Homer Gudelsky was a prominent real estate developer and philanthropist in the Baltimore-Washington area who helped develop Tysons Corner Center, Westfield Wheaton, and other major shopping malls, as well as much of the waterfront in West Ocean City. One of the wealthiest people in the region, Gudelsky made his fortune  mining sand and gravel and constructing roads. A 1963 sale of land in Howard County to James Rouse allowed the Rouse Company to begin construction of the planned community of Columbia.

Life
Gudelsky's father Abraham was a Polish-Jewish immigrant who had found success as a junk dealer in Baltimore. He had a wife named Martha; four children: Rita Regino, Medda Gudelsky, Holly Stone and John Gudelsky; and seven grandchildren. After 1974, Gudelsky moved to Boca Raton, Florida. Gudelsky died from leukemia in 1989 at age 78.

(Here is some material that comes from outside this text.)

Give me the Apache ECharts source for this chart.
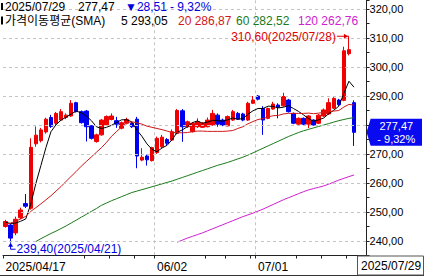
<!DOCTYPE html>
<html><head><meta charset="utf-8">
<script src="https://cdn.jsdelivr.net/npm/echarts@6/dist/echarts.min.js"></script>
<style>html,body{margin:0;padding:0;background:#fff}#c{width:424px;height:278px}</style>
</head><body><div id="c"></div>
<script>
const dates = ['2025/04/17','2025/04/21','2025/04/22','2025/04/23','2025/04/24','2025/04/25','2025/04/28','2025/04/29','2025/04/30','2025/05/01','2025/05/02','2025/05/05','2025/05/06','2025/05/07','2025/05/08','2025/05/09','2025/05/12','2025/05/13','2025/05/14','2025/05/15','2025/05/16','2025/05/19','2025/05/20','2025/05/21','2025/05/22','2025/05/23','2025/05/27','2025/05/28','2025/05/29','2025/05/30','2025/06/02','2025/06/03','2025/06/04','2025/06/05','2025/06/06','2025/06/09','2025/06/10','2025/06/11','2025/06/12','2025/06/13','2025/06/16','2025/06/17','2025/06/18','2025/06/20','2025/06/23','2025/06/24','2025/06/25','2025/06/26','2025/06/27','2025/06/30','2025/07/01','2025/07/02','2025/07/03','2025/07/07','2025/07/08','2025/07/09','2025/07/10','2025/07/11','2025/07/14','2025/07/15','2025/07/16','2025/07/17','2025/07/18','2025/07/21','2025/07/22','2025/07/23','2025/07/24','2025/07/25','2025/07/28','2025/07/29'];
const opens = [245.0,245.5,242.8,248.0,252.9,251.3,273.5,274.6,277.6,282.6,
280.6,281.7,282.6,283.1,287.7,284.6,284.8,279.7,274.3,276.6,
280.0,281.9,281.5,278.9,280.6,280.6,282.0,267.9,269.3,267.7,
270.5,272.5,275.0,274.8,277.1,284.9,279.4,277.7,279.4,279.2,
279.4,280.0,283.4,281.7,279.7,281.7,284.0,283.8,281.7,287.5,
290.0,285.7,282.3,285.5,286.9,286.6,288.6,284.0,280.3,282.3,
280.3,281.7,280.6,283.1,283.8,285.8,288.6,288.5,304.6,287.7];
const closes = [246.7,241.0,247.5,250.7,252.0,272.3,276.5,278.3,282.0,279.5,
284.0,284.6,283.4,287.5,284.6,280.8,279.4,275.4,276.6,281.7,
282.9,283.1,280.3,280.8,281.9,279.4,269.3,268.9,268.0,272.2,
275.4,275.8,273.7,277.7,285.0,279.4,281.1,280.6,281.1,280.6,
281.7,284.0,280.3,280.0,282.9,284.6,282.0,281.7,287.5,288.6,
288.9,281.7,285.7,287.2,286.1,289.8,284.6,280.6,282.3,280.3,
283.1,280.0,283.4,285.2,287.7,289.2,287.0,305.6,305.98,277.47];
const highs = [247.3,246.0,248.4,251.5,256.2,275.4,279.5,279.0,282.5,283.5,
284.5,285.5,284.0,288.6,288.0,285.0,285.2,280.0,277.0,282.0,
283.3,284.0,282.8,281.2,282.5,281.0,282.8,272.0,269.8,272.5,
276.0,276.6,275.5,278.5,285.5,285.5,281.5,281.0,282.3,281.0,
282.6,285.2,284.0,282.2,283.3,285.2,284.5,284.2,288.0,290.0,
290.3,286.5,286.0,288.0,287.5,291.1,289.0,284.3,282.6,282.6,
283.4,282.0,283.8,285.7,289.2,289.6,289.0,307.0,310.6,288.5];
const lows = [244.6,239.4,242.0,247.5,251.4,250.8,272.5,274.0,277.0,279.0,
280.0,281.5,282.0,282.8,284.3,280.5,274.3,275.0,273.9,276.3,
279.8,281.6,279.0,278.5,280.2,279.0,265.1,267.5,266.0,267.4,
270.0,272.0,273.0,274.5,276.8,274.2,279.0,277.4,279.0,279.0,
279.2,279.8,279.4,279.6,279.5,281.4,281.7,281.3,281.4,287.2,
288.5,276.6,282.0,285.3,282.3,286.3,284.3,280.3,280.0,280.0,
278.9,279.8,280.3,282.8,283.5,285.5,286.6,288.2,304.0,272.8];
const ma5 = [246.5,246.0,246.2,246.8,247.6,252.7,259.8,266.0,272.2,277.7,
280.1,281.7,282.7,283.8,284.8,284.2,283.1,281.5,279.4,278.8,
279.2,279.9,280.9,281.8,281.8,281.1,278.3,276.1,273.5,271.6,
270.8,272.1,273.0,275.0,277.5,278.3,279.4,280.8,281.4,280.6,
281.0,281.6,281.5,281.3,281.8,282.4,282.0,282.2,283.7,284.9,
285.7,285.7,286.5,286.4,285.9,286.1,286.7,285.7,284.7,283.5,
282.2,281.3,281.8,282.4,283.9,285.1,286.5,290.9,295.1,293.05];
const ma20 = [245.8,246.2,246.8,247.6,248.5,250.2,251.5,252.8,254.2,255.6,
257.2,258.8,260.6,262.3,264.0,265.8,267.4,269.0,270.6,272.2,
274.0,276.1,277.8,279.3,280.8,281.1,280.8,280.3,279.6,279.2,
278.8,278.4,277.9,277.4,277.4,277.3,277.4,277.7,277.9,277.9,
277.8,277.8,277.8,277.8,277.9,278.1,278.8,279.4,280.4,281.2,
281.9,282.2,282.8,283.2,283.3,283.8,284.0,284.0,284.0,284.0,
284.1,283.9,284.1,284.3,284.6,284.8,285.0,286.2,287.1,286.87];
const ma60 = [null,null,null,null,null,null,239.8,240.8,241.7,242.6,
243.4,244.3,245.2,246.2,247.2,248.2,249.2,250.2,251.2,252.3,
253.1,253.9,254.6,255.3,256.0,256.7,257.2,257.7,258.2,258.7,
259.2,259.7,260.2,260.7,261.3,261.9,262.5,263.1,263.7,264.3,
264.9,265.5,266.1,266.6,267.1,267.7,268.3,268.9,269.6,270.4,
271.2,272.0,272.8,273.6,274.4,275.2,276.0,276.7,277.4,278.0,
278.5,279.0,279.5,280.0,280.5,281.0,281.5,281.9,282.3,282.52];
const ma120 = [null,null,null,null,null,null,null,null,null,null,
null,null,null,null,null,null,null,null,null,null,
null,null,null,null,null,null,null,null,null,null,
null,null,null,null,239.6,240.3,241.0,241.6,242.2,242.8,
243.5,244.2,244.9,245.6,246.3,247.0,247.7,248.4,249.0,249.6,
250.3,251.0,251.8,252.6,253.4,254.2,254.9,255.6,256.3,257.0,
257.6,258.1,258.5,259.0,259.6,260.3,261.0,261.6,262.2,262.76];
const yTicks = [240,250,260,270,280,290,300,310,320];
const xLabels = ['2025/04/17','06/02','07/01'];
const xTickDates = ['2025/04/17','2025/05/12','2025/05/19','2025/05/27','2025/06/02','2025/06/16','2025/06/23','2025/06/30','2025/07/01','2025/07/14','2025/07/21','2025/07/28'];
const maNames = ['5','20','60','120'];
const maColors = ['#000000','#d01818','#1a7a1a','#d020d0'];
const upColor = '#f00000', downColor = '#0000f0';

const W = 424, H = 278;
const FONT = "'Liberation Sans','Noto Sans CJK KR',sans-serif";
const fmt = v => Number(v).toFixed(2).replace('.', ',');
const n = dates.length;
const last = closes[n-1], prev = closes[n-2];
const chg = last - prev;
const pct = chg / prev * 100;
const sgn = chg < 0 ? '- ' : '+ ';
const arrowCh = chg < 0 ? '\u25BC' : '\u25B2';
const labelIdx = dates.map((d,i)=> xLabels.some(l => d.endsWith(l)) ? i : -1).filter(i=>i>=0);
const tickIdx = xTickDates.map(d => dates.indexOf(d));
const gridIdx = labelIdx.filter(i => i > 0);

const chart = echarts.init(document.getElementById('c'), null, {renderer:'svg'});
const cats = dates.concat(['', '']);
const mas = [ma5, ma20, ma60, ma120];

const option = {
  animation: false,
  backgroundColor: '#ffffff',
  grid: {left: 3, right: 57.4, top: 0.3, bottom: 22.5},
  xAxis: {
    type: 'category', data: cats, boundaryGap: true,
    axisLine: {lineStyle: {color: '#222', width: 1}},
    axisTick: {show: true, length: 3, lineStyle: {color: '#222'}, interval: (i) => tickIdx.includes(i)},
    axisLabel: {interval: (i) => labelIdx.includes(i), align: 'left', margin: 5, color: '#000',
      fontFamily: FONT, fontSize: 12,
      formatter: (v, i) => { const l = xLabels.find(x => v.endsWith(x)); return l || ''; }},
    splitLine: {show: true, interval: (i) => gridIdx.includes(i), lineStyle: {color: '#c4c4c4', type: [3,3]}}
  },
  yAxis: {
    type: 'value', position: 'right', min: 235, max: 323, interval: 5, scale: true,
    axisLine: {show: true, lineStyle: {color: '#222'}},
    axisTick: {show: true, length: 3, lineStyle: {color: '#222'}},
    axisLabel: {margin: 3, color: '#000', fontFamily: FONT, fontSize: 11,
      formatter: v => {
        const r = Math.round(v*100)/100;
        if (!yTicks.includes(r)) return '';
        if (Math.abs(r - last) < 4.7) return '';   // covered by the price tag
        return fmt(v);
      }},
    splitLine: {show: false}
  },
  series: [
    {type: 'line', data: [], z: 1, silent: true,
      markLine: {silent: true, symbol: ['none','none'], label: {show: false},
        lineStyle: {color: '#c4c4c4', type: [3,3], width: 1},
        data: yTicks.map(v => ({yAxis: v}))}},
    {type: 'candlestick', z: 3, barWidth: 4,
      data: dates.map((d,i) => [opens[i], closes[i], lows[i], highs[i]]),
      itemStyle: {color: upColor, color0: downColor, borderColor: upColor, borderColor0: downColor, borderWidth: 1}},
  ].concat(mas.map((m, k) => ({
    type: 'line', name: 'MA' + maNames[k], data: m, showSymbol: false, symbol: 'none', z: 4,
    lineStyle: {color: maColors[k], width: 1}, connectNulls: false
  })))
};
chart.setOption(option);

const hiI = highs.indexOf(Math.max(...highs));
const loI = lows.indexOf(Math.min(...lows));
const [xh, yh] = chart.convertToPixel({gridIndex:0}, [hiI, highs[hiI]]);
const [xl, yl] = chart.convertToPixel({gridIndex:0}, [loI, lows[loI]]);
const py = chart.convertToPixel({yAxisIndex:0}, last);
const ax = W - 57.4;

function txt(x, y, text, fill, size, align, valign) {
  return {type:'text', silent:true, z: 100, style:{x, y, text, fill, font: size + 'px ' + FONT,
    textAlign: align || 'left', align: align || 'left', textVerticalAlign: valign || 'middle', verticalAlign: valign || 'middle'}};
}
const g = [];
// header
g.push({type:'rect', z:100, shape:{x:1, y:3, width:2, height:7}, style:{fill:'#000'}});
g.push({type:'rect', z:100, shape:{x:1, y:16.5, width:2, height:8}, style:{fill:'#000'}});
g.push(txt(5, 7, dates[n-1], '#000', 12));
g.push(txt(78, 7, fmt(last), '#000', 12));
g.push(txt(125, 7, arrowCh + fmt(Math.abs(chg)), '#0000e0', 12));
g.push(txt(170, 7, sgn + fmt(Math.abs(pct)) + '%', '#0000e0', 12));
g.push(txt(5, 21, '가격이동평균(SMA)', '#000', 12));
const maX = [121, 178, 236, 298];
mas.forEach((m, k) => g.push(txt(maX[k], 21, maNames[k] + ' ' + fmt(m[m.length-1]), maColors[k], 12)));
// price tag
g.push({type:'polygon', z:100, shape:{points:[[ax,py],[ax+4,py-13.5],[W-2,py-13.5],[W-2,py+13.5],[ax+4,py+13.5]]}, style:{fill:'#0a0af0'}});
g.push(txt((ax+W)/2+1, py-6.5, fmt(last), '#fff', 11, 'center'));
g.push(txt((ax+W)/2+1, py+6.5, sgn + fmt(Math.abs(pct)) + '%', '#fff', 11, 'center'));
// high annotation
g.push({type:'polyline', z:100, shape:{points:[[xh-12,yh],[xh,yh]]}, style:{stroke:'#e00000', lineWidth:1, fill:null}});
g.push({type:'polygon', z:100, shape:{points:[[xh-1,yh],[xh-5,yh-2.5],[xh-5,yh+2.5]]}, style:{fill:'#e00000'}});
g.push(txt(xh-13, yh+1, fmt(highs[hiI]) + '(' + dates[hiI] + ')', '#e00000', 12, 'right'));
// low annotation
g.push({type:'polyline', z:100, shape:{points:[[xl,yl+1],[xl,yl+6.5],[xl+5,yl+6.5]]}, style:{stroke:'#0000e0', lineWidth:1, fill:null}});
g.push({type:'polygon', z:100, shape:{points:[[xl,yl],[xl-2.5,yl+4],[xl+2.5,yl+4]]}, style:{fill:'#0000e0'}});
g.push(txt(xl+6, yl+6.5, fmt(lows[loI]) + '(' + dates[loI] + ')', '#0000e0', 12));
// bottom frame and last date box
g.push({type:'line', z:100, shape:{x1:0, y1:275.5, x2:W, y2:275.5}, style:{stroke:'#333', lineWidth:1}});
g.push({type:'rect', z:100, shape:{x:357.5, y:256, width:66, height:19}, style:{fill:'#fff', stroke:'#555', lineWidth:1}});
g.push(txt(361, 266, dates[n-1], '#000', 12));
chart.setOption({graphic: g});
</script></body></html>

During the 1970s and the 1980s, a bitter fight among the Gudelsky family was waged in the courts. Homer and his brother Isadore together had created the Contee Sand & Gravel Co., later renamed Percontee. Following Isadore's death in 1963, his widow Bertha accused Homer of improperly withholding Isadore's $4 million dollar Contee share for 5 years before distributing it to her. Bertha Gudelsky filed a lawsuit in 1973 alleging losses between 1963 and 1968. The case was brought to trial in Baltimore in November 1983. The case was dismissed in February 1984 after Bertha Gudelsky decided to drop the lawsuit.

Legacy
In 1964, with the help of Gudelsky, the B'nai Israel Congregation acquired land for educational center at the intersection of Georgia Avenue and Evans Drive in Wheaton, Maryland. In 1967, the center opened as the Paul Himmelfarb Hebrew School of Congregation B'nai Israel.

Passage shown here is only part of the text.